- What you are asked to do -
What is the number of lines in the data holding the word "this"? Give that number by itself.

[Figure scripts]
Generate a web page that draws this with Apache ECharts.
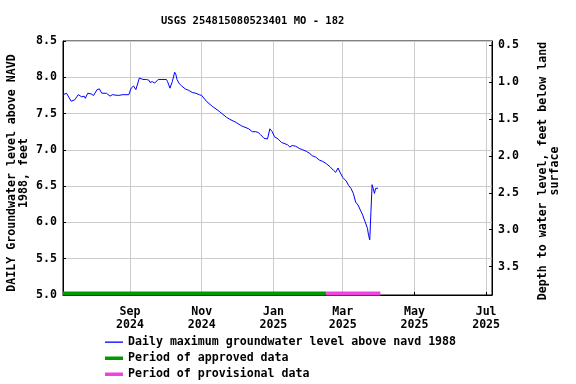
<!DOCTYPE html>
<html>
<head>
<meta charset="utf-8">
<script src="https://cdn.jsdelivr.net/npm/echarts@6/dist/echarts.min.js"></script>
<style>html,body{margin:0;padding:0;background:#fff}#c{width:576px;height:384px}</style>
</head>
<body>
<div id="c"></div>
<script>
// Daily maximum groundwater level above NAVD 1988 (feet)
const levelDates = [
 '2024-07-06','2024-07-09','2024-07-13','2024-07-16','2024-07-19','2024-07-22','2024-07-24','2024-07-25',
 '2024-07-27','2024-07-30','2024-08-01','2024-08-04','2024-08-06','2024-08-08','2024-08-12','2024-08-13',
 '2024-08-15','2024-08-17','2024-08-22','2024-08-26','2024-08-31','2024-09-02','2024-09-04','2024-09-06',
 '2024-09-07','2024-09-09','2024-09-10','2024-09-12','2024-09-15','2024-09-17','2024-09-18','2024-09-20',
 '2024-09-22','2024-09-23','2024-09-25','2024-10-02','2024-10-03','2024-10-05','2024-10-07','2024-10-09',
 '2024-10-10','2024-10-11','2024-10-13','2024-10-15','2024-10-18','2024-10-21','2024-10-24','2024-10-27',
 '2024-10-30','2024-11-01','2024-11-05','2024-11-10','2024-11-16','2024-11-22','2024-11-25','2024-11-30',
 '2024-12-05','2024-12-11','2024-12-14','2024-12-17','2024-12-19','2024-12-21','2024-12-24','2024-12-27',
 '2024-12-28','2024-12-29','2024-12-31','2025-01-02','2025-01-05','2025-01-08','2025-01-10','2025-01-13',
 '2025-01-15','2025-01-17','2025-01-20','2025-01-23','2025-01-26','2025-01-29','2025-02-01','2025-02-03',
 '2025-02-06','2025-02-09','2025-02-12','2025-02-15','2025-02-18','2025-02-21','2025-02-23','2025-02-25',
 '2025-02-27','2025-03-01','2025-03-04','2025-03-06','2025-03-08','2025-03-10','2025-03-12','2025-03-14',
 '2025-03-16','2025-03-18','2025-03-20','2025-03-22','2025-03-23','2025-03-24','2025-03-25','2025-03-26',
 '2025-03-27','2025-03-28','2025-03-29','2025-03-31'
];
const levelValues = [
 7.76,7.78,7.67,7.69,7.76,7.73,7.74,7.71,
 7.78,7.77,7.75,7.83,7.84,7.78,7.78,7.76,
 7.74,7.76,7.75,7.76,7.76,7.85,7.88,7.83,
 7.82,7.99,8.00,7.97,7.97,7.96,7.93,7.94,
 7.92,7.94,7.97,7.97,7.94,7.85,7.94,8.07,
 8.04,7.97,7.91,7.88,7.84,7.82,7.79,7.78,
 7.76,7.75,7.67,7.60,7.53,7.45,7.42,7.38,
 7.33,7.29,7.25,7.25,7.24,7.21,7.16,7.15,
 7.16,7.29,7.25,7.18,7.15,7.10,7.09,7.07,
 7.04,7.06,7.05,7.02,7.00,6.98,6.95,6.92,
 6.90,6.86,6.84,6.81,6.77,6.72,6.69,6.75,
 6.68,6.62,6.57,6.51,6.47,6.40,6.28,6.24,
 6.17,6.10,6.01,5.92,5.82,5.76,6.15,6.52,
 6.54,6.40,6.47,6.47
];
const approvedPeriod = ['2024-07-06','2025-02-15'];
const provisionalPeriod = ['2025-02-15','2025-04-02'];
const periodLevel = 5.02;
const xRange = ['2024-07-06','2025-07-06'];
const xTickDates = ['2024-09-01','2024-11-01','2025-01-01','2025-03-01','2025-05-01','2025-07-01'];
const rightTicks = [0.5,1.0,1.5,2.0,2.5,3.0,3.5];
const monthNames = ['Jan','Feb','Mar','Apr','May','Jun','Jul','Aug','Sep','Oct','Nov','Dec'];
const legendNames = ['Daily maximum groundwater level above navd 1988','Period of approved data','Period of provisional data'];

function toTime(s){ const p = s.split('-').map(Number); return Date.UTC(p[0], p[1]-1, p[2]); }

const FONT = 'DejaVu Sans Mono';
const chart = echarts.init(document.getElementById('c'), null, {renderer:'canvas'});
const lvlData = levelDates.map((d,i)=>[toTime(d), levelValues[i]]);
const xTicks = xTickDates.map(toTime);

chart.setOption({
  animation:false,
  backgroundColor:'#fff',
  title:{text:'USGS 254815080523401 MO - 182', left:156, top:11,
    textStyle:{fontFamily:FONT,fontSize:10.5,fontWeight:'bold',color:'#000'}},
  grid:{left:63,right:84,top:41,bottom:89,containLabel:false,outerBoundsMode:'none',
    show:true,borderColor:'#000',borderWidth:1,backgroundColor:'transparent'},
  legend:{orient:'vertical',left:105,top:336,padding:0,itemWidth:18,itemHeight:12,itemGap:4,
    textStyle:{fontFamily:FONT,fontSize:11.6,fontWeight:'bold',color:'#000',lineHeight:12},
    data:[
      {name:legendNames[0],icon:'path://M0,0M18,12M0,5.5L18,5.5L18,6.8L0,6.8Z'},
      {name:legendNames[1],icon:'path://M0,0M18,12M0,4.5L18,4.5L18,8L0,8Z'},
      {name:legendNames[2],icon:'path://M0,0M18,12M0,4.5L18,4.5L18,8L0,8Z'}
    ]},
  xAxis:{type:'value',min:toTime(xRange[0]),max:toTime(xRange[1]),
    axisLine:{lineStyle:{color:'#000'}},
    axisTick:{show:true,inside:true,length:3,lineStyle:{color:'#000'},customValues:xTicks},
    splitLine:{show:true,lineStyle:{color:'#cccccc',width:1}},
    axisLabel:{customValues:xTicks,margin:10,lineHeight:13.5,
      fontFamily:FONT,fontSize:11.6,fontWeight:'bold',color:'#000',
      formatter:function(v){const d=new Date(v);return monthNames[d.getUTCMonth()]+'\n'+d.getUTCFullYear();}}},
  yAxis:[
    {type:'value',min:5,max:8.5,interval:0.5,position:'left',
     name:'DAILY Groundwater level above NAVD\n1988, feet',nameLocation:'middle',nameGap:33,nameMoveOverlap:false,
     nameTextStyle:{fontFamily:FONT,fontSize:11.6,fontWeight:'bold',color:'#000',lineHeight:12,padding:[0,10,0,0]},
     axisLine:{show:true,lineStyle:{color:'#000'}},
     axisTick:{show:true,inside:true,length:3,lineStyle:{color:'#000'}},
     splitLine:{show:true,lineStyle:{color:'#cccccc',width:1}},
     axisLabel:{margin:6,fontFamily:FONT,fontSize:11.6,fontWeight:'bold',color:'#000',
       formatter:function(v){return v.toFixed(1);}}},
    {type:'value',min:0.446,max:3.883,inverse:true,position:'right',
     name:'Depth to water level, feet below land\nsurface',nameLocation:'middle',nameGap:45,
     nameTextStyle:{fontFamily:FONT,fontSize:11.6,fontWeight:'bold',color:'#000',lineHeight:12,padding:[0,6,0,0]},
     axisLine:{show:true,lineStyle:{color:'#000'}},
     axisTick:{show:true,inside:true,length:3,lineStyle:{color:'#000'},customValues:rightTicks},
     splitLine:{show:false},
     axisLabel:{customValues:rightTicks,margin:6,fontFamily:FONT,fontSize:11.6,fontWeight:'bold',color:'#000',
       formatter:function(v){return v.toFixed(1);}}}
  ],
  series:[
    {name:legendNames[0],type:'line',data:lvlData,
     showSymbol:false,symbol:'none',lineStyle:{color:'#0000ff',width:1},itemStyle:{color:'#0000ff'},z:5},
    {name:legendNames[1],type:'line',data:approvedPeriod.map(d=>[toTime(d),periodLevel]),
     showSymbol:false,symbol:'none',lineStyle:{color:'#009900',width:4},itemStyle:{color:'#009900'},z:4},
    {name:legendNames[2],type:'line',data:provisionalPeriod.map(d=>[toTime(d),periodLevel]),
     showSymbol:false,symbol:'none',lineStyle:{color:'#ee44dd',width:4},itemStyle:{color:'#ee44dd'},z:4}
  ]
});
</script>
</body>
</html>
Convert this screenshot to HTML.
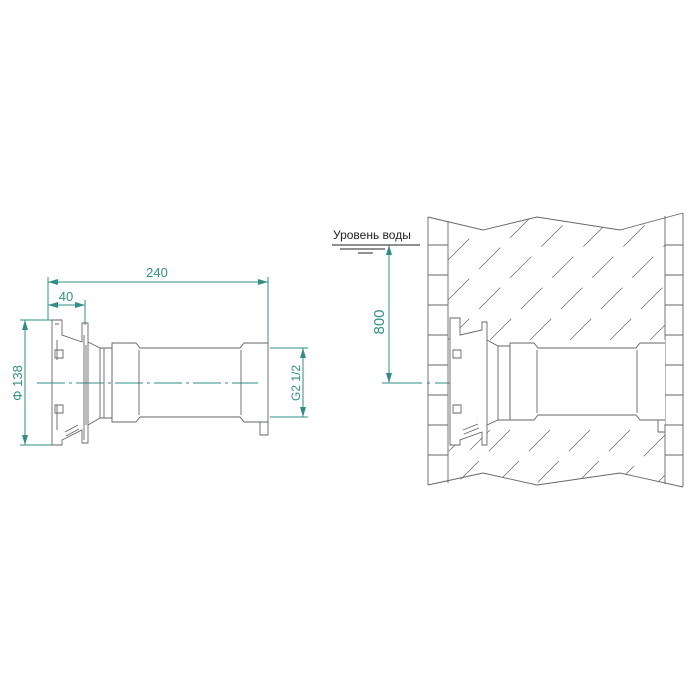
<!DOCTYPE html>
<html><head><meta charset="utf-8"><style>
html,body{margin:0;padding:0;background:#fff}
svg{display:block}
text{font-family:"Liberation Sans","DejaVu Sans",sans-serif}
</style></head><body>
<svg width="700" height="700" viewBox="0 0 700 700" xmlns="http://www.w3.org/2000/svg">
<defs>
<marker id="a" viewBox="0 0 10 6" refX="10" refY="3" markerWidth="10" markerHeight="6" orient="auto-start-reverse" markerUnits="userSpaceOnUse"><path d="M0,0L10,3L0,6z" fill="#2f8f86"/></marker>
<clipPath id="wallc"><path d="M448,221 L483,230 L537,217 L620,230 L665,216 L665,484 L620,473 L537,485 L483,473 L448,483 Z"/></clipPath>
</defs>
<g stroke="#2f8f86" stroke-width="1" fill="none">
<line x1="48" y1="277" x2="48" y2="320"/>
<line x1="268" y1="277" x2="268" y2="345"/>
<line x1="85" y1="300" x2="85" y2="325"/>
<line x1="48" y1="282" x2="268" y2="282" marker-start="url(#a)" marker-end="url(#a)"/>
<line x1="48" y1="305" x2="85" y2="305" marker-start="url(#a)" marker-end="url(#a)"/>
<line x1="20" y1="320" x2="52" y2="320"/>
<line x1="20" y1="445" x2="52" y2="445"/>
<line x1="25" y1="320" x2="25" y2="445" marker-start="url(#a)" marker-end="url(#a)"/>
<line x1="270" y1="348" x2="308" y2="348"/>
<line x1="270" y1="417" x2="308" y2="417"/>
<line x1="303" y1="348" x2="303" y2="417" marker-start="url(#a)" marker-end="url(#a)"/>
<line x1="37" y1="383" x2="258" y2="383" stroke-dasharray="28,4,3,4"/>
<line x1="389" y1="245" x2="389" y2="383" marker-start="url(#a)" marker-end="url(#a)"/>
<line x1="382" y1="383" x2="660" y2="383" stroke-dasharray="40,5,3,5"/>
</g>
<g fill="#2f8f86" font-size="13">
<text x="157" y="277" text-anchor="middle">240</text>
<text x="66" y="301" text-anchor="middle">40</text>
<text transform="translate(22,383) rotate(-90)" text-anchor="middle">Φ 138</text>
<text transform="translate(300,383) rotate(-90)" text-anchor="middle" font-size="12">G2 1/2</text>
<text transform="translate(384,322) rotate(-90)" text-anchor="middle" font-size="15">800</text>
</g>
<g stroke="#666" stroke-width="0.9" fill="none">
<path d="M52,320 L62,320 L62,335 L82,342 L82,323 L88,323 L88,443 L82,443 L82,430 L62,440 L62,445 L52,445 Z"/>
<path d="M55,324 L59,324 M57,340 L57,360 M57,405 L57,430"/>
<path d="M55,350 h8 v8 h-8z M55,405 h8 v8 h-8z"/>
<path d="M65,432 L78,425 M66,436 L79,429"/>
<path d="M84,335 L84,440 M86,345 L86,425"/>
<path d="M88,342 L100,348 L100,418 L88,425"/>
<path d="M100,348 L112,348 L112,418 L100,418 M104,348 L104,418"/>
<path d="M112,343 L136,343 L140,348 L240,348 L244,343 L268,343 L268,422 L244,422 L240,417 L140,417 L136,422 L112,422 Z"/>
<path d="M139,350 L139,415 M241,350 L241,415"/>
<path d="M260,422 L260,435 L268,435 L268,422"/>
</g>
<g stroke="#666" stroke-width="0.9" fill="none">
<path d="M428,217 L483,230 L537,217 L620,230 L683,213"/>
<path d="M428,485 L483,473 L537,485 L620,473 L683,487"/>
<line x1="428" y1="217" x2="428" y2="485"/>
<line x1="448" y1="221" x2="448" y2="483"/>
<line x1="665" y1="216" x2="665" y2="484"/>
<line x1="683" y1="213" x2="683" y2="487"/>
<path d="M428,245h20M428,275h20M428,305h20M428,335h20M428,365h20M428,395h20M428,425h20M428,455h20
M665,245h18M665,275h18M665,305h18M665,335h18M665,365h18M665,395h18M665,425h18M665,455h18"/>
<g clip-path="url(#wallc)" stroke-width="0.7" stroke-dasharray="30,14">
<path d="M448,260 L490,218 M448,300 L530,218 M448,340 L570,218 M490,340 L612,218 M530,340 L652,218 M570,340 L665,245 M610,340 L665,285 M650,340 L665,325
M470,430 L410,490 M510,430 L450,490 M550,430 L490,490 M590,430 L530,490 M630,430 L570,490 M665,435 L610,490 M665,475 L650,490 M490,430 L470,450"/>
</g>
<rect x="487" y="340" width="178" height="84" fill="#fff" stroke="none"/>
<path d="M450,318 L460,318 L460,335 L482,330 L482,322 L487,322 L487,445 L482,445 L482,432 L460,440 L460,445 L450,445 Z" fill="#fff"/>
<path d="M453,350 h8 v8 h-8z M453,405 h8 v8 h-8z M463,430 L478,424 M464,434 L479,428"/>
<path d="M487,340 L498,346 L510,346 L510,420 L498,420 L487,425 M498,346 L498,420"/>
<path d="M510,343 L534,343 L538,348 L636,348 L640,343 L665,343 M665,420 L640,420 L636,415 L538,415 L534,420 L510,420 L510,343"/>
<path d="M537,350 L537,413 M637,350 L637,413 M658,420 L658,432 L665,432"/>
</g>
<text x="333" y="239" font-size="12" fill="#222">Уровень воды</text>
<g stroke="#222" stroke-width="1">
<line x1="332" y1="245" x2="420" y2="245"/>
<line x1="340" y1="249" x2="385" y2="249"/>
<line x1="358" y1="253" x2="373" y2="253"/>
</g>
</svg>
</body></html>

- Exercise output -
2